Flower-Power War

Yesterday’s doves fly off to war
 

NATO’s leaders are bound by a common history—their liberal youth.

Men who fought against the very institutions, offices and policies traditionally espoused by their national governments and underpinned by their countries’ constitutions are today the very individuals who reside in those institutions, hold those offices and enact those policies. Yesterday’s war protesters are today’s war promoters. These leaders have ushered in the age of flower-power war.

U.S. President Bill Clinton was directly involved in the famed Georgetown University protests against the Vietnam War. His avoidance of the draft (a sore point among many U.S. military top brass) has been clearly documented. Georgetown students are apathetic when questioned about their alumni President’s actions. Today’s students simply don’t care. Offspring of ’60s-educated administrators, they have truly become the “turned-off” generation.

It was actually during the McGovern anti-war campaign under the slogan “Bring America Home” that Mr. Clinton met Sandy Berger. Berger is now National Security Adviser to his old anti-war activist comrade. In the seven years they have worked together, they have ordered 28 military deployments. That’s an 18-fold increase over the frequency of deployments ordered by all seven U.S. presidents from 1945-1990.

British Prime Minister Tony Blair was lead singer of the rock group “Ugly Rumours” in the 1970s. He also opposed any deployment of troops or military action in the Vietnam War. In 1975 he moved into political office and staged his campaign on an anti-war policy. Blair, who used the “Clintonesque” blueprint of center-liberal politics to gain Britain’s top civil job, has worked hand in glove with the U.S. in both the Mideast and Balkan quagmires.

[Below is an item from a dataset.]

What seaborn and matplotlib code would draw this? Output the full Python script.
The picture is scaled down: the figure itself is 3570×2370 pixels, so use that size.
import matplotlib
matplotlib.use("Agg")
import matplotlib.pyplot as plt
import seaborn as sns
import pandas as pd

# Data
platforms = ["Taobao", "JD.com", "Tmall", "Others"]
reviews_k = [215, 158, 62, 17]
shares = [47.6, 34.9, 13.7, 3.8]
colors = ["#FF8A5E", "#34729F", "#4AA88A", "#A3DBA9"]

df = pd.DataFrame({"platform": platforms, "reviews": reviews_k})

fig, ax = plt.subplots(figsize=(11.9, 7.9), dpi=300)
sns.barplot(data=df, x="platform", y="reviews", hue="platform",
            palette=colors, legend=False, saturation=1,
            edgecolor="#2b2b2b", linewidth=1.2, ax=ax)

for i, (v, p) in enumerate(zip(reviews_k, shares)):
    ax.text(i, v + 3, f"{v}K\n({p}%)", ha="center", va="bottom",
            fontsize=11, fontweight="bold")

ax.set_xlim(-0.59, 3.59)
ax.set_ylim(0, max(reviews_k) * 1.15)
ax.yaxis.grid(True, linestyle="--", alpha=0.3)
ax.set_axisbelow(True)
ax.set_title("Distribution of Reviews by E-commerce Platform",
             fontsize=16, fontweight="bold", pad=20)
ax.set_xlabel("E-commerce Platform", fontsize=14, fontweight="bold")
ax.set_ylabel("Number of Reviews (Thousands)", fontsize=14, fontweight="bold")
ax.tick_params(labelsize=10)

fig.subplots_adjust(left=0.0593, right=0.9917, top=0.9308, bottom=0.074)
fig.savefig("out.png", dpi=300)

Germany’s Chancellor, Gerhard Schröder, was also opposed in his younger days to the Vietnam War. He rose through the ranks of Germany’s socialist party voicing loud opposition to the deployment of nuclear missiles in Europe. In 1982, a young, very drunk German MP stood outside Chancellor Helmut Kohl’s official residence, shook the steel gates and shouted “Let me in!” Seventeen years later, that same politician is Germany’s commander in chief.

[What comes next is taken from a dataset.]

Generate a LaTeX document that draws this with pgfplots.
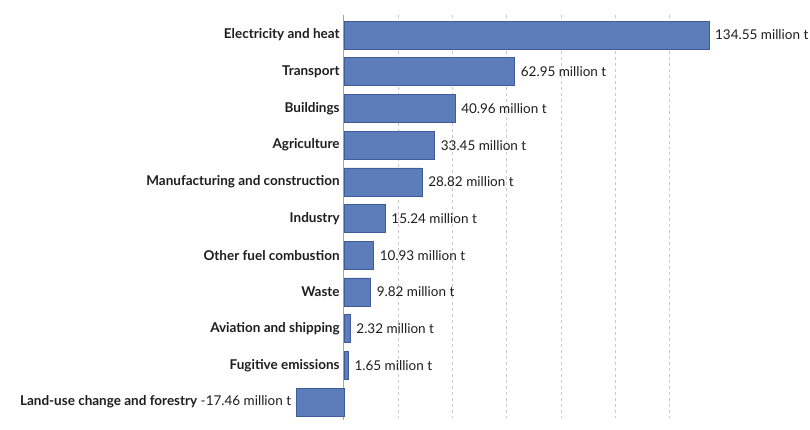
\documentclass[border=0pt]{standalone}
\usepackage{fontspec}
\setmainfont{Lato}
\usepackage{pgfplots}
\pgfplotsset{compat=1.18}
\definecolor{barfill}{RGB}{92,125,186}
\definecolor{bardraw}{RGB}{62,92,156}
\definecolor{gridc}{RGB}{200,200,200}
\definecolor{txt}{RGB}{30,30,30}
\begin{document}
\begin{tikzpicture}
\begin{axis}[
  scale only axis,
  width=417.8bp, height=405bp,
  xmin=-18, xmax=136,
  ymin=-0.545, ymax=10.49,
  y dir=reverse,
  axis y line=middle,
  axis x line*=bottom,
  x axis line style={draw=none},
  y axis line style={draw=gray!70, line width=0.8pt, -},
  xtick={20,40,60,80,100,120},
  xticklabels={},
  xtick style={draw=none},
  xmajorgrids,
  major x grid style={gridc, dashed, line width=0.6pt},
  ytick={0,...,10},
  yticklabels={Electricity and heat,Transport,Buildings,Agriculture,Manufacturing and construction,Industry,Other fuel combustion,Waste,Aviation and shipping,Fugitive emissions,{}},
  ytick style={draw=none},
  major tick length=0pt,
  yticklabel style={font=\fontsize{13.5bp}{15bp}\selectfont\bfseries, text=txt, anchor=east, inner sep=0pt, xshift=-4bp},
  xbar,
  bar width=28bp,
  every node near coord/.append style={font=\fontsize{13.5bp}{15bp}\selectfont, text=txt},
  clip=false,
]
\addplot[fill=barfill, draw=bardraw, line width=0.6pt, bar shift=0pt,
  point meta=explicit symbolic,
  nodes near coords, nodes near coords align={horizontal},
  every node near coord/.append style={anchor=west, inner sep=0pt, xshift=6bp}]
  coordinates {
  (134.55,0) [134.55 million t]
  (62.95,1) [62.95 million t]
  (40.96,2) [40.96 million t]
  (33.45,3) [33.45 million t]
  (28.82,4) [28.82 million t]
  (15.24,5) [15.24 million t]
  (10.93,6) [10.93 million t]
  (9.82,7) [9.82 million t]
  (2.32,8) [2.32 million t]
  (1.65,9) [1.65 million t]
  };
\addplot[fill=barfill, draw=bardraw, line width=0.6pt, bar shift=0pt,
  point meta=explicit symbolic,
  nodes near coords, nodes near coords align={horizontal},
  every node near coord/.append style={anchor=east, inner sep=0pt, xshift=-5bp}]
  coordinates {
  (-17.46,10) [\textbf{Land-use change and forestry} -17.46 million t]
  };
\end{axis}
\pgfresetboundingbox
\path (current axis.south west) ++(-295bp,-10bp) rectangle ++(810bp,430bp);
\end{tikzpicture}
\end{document}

In Spain, Javier Solana protested his country’s very involvement in nato. In 1964 he joined Spain’s socialist party and in 1977 was elected to parliament in Spain’s first democratic elections. Today, it may come as a shock to many that after protesting his country’s involvement in nato, Solana now holds nato’s top job, that of secretary general.

The liberal-socialist glue that knits together these flower-power leaders has provided the bond which has maintained their seemingly illogical approach to allied military campaigns in the ’90s. The paradox is that the very policies these former doves opposed are now policies that they themselves struggle to implement as they fly off to war.

Anciently the prophet Isaiah foretold of our time when powerful politicians, military personnel, government advisers and eloquent spokesmen would be removed (Isa. 3:2-3).

As long as liberal-socialist leadership continues in the policy of self-righteous flower-power warfare waged for short-term political gain—as long as American and British leadership is seen internationally to be lacking the will to use their full fire power for clear-cut goals and pursue those goals to all-out victory— flower-power war promises to backfire in an unprecedented fashion.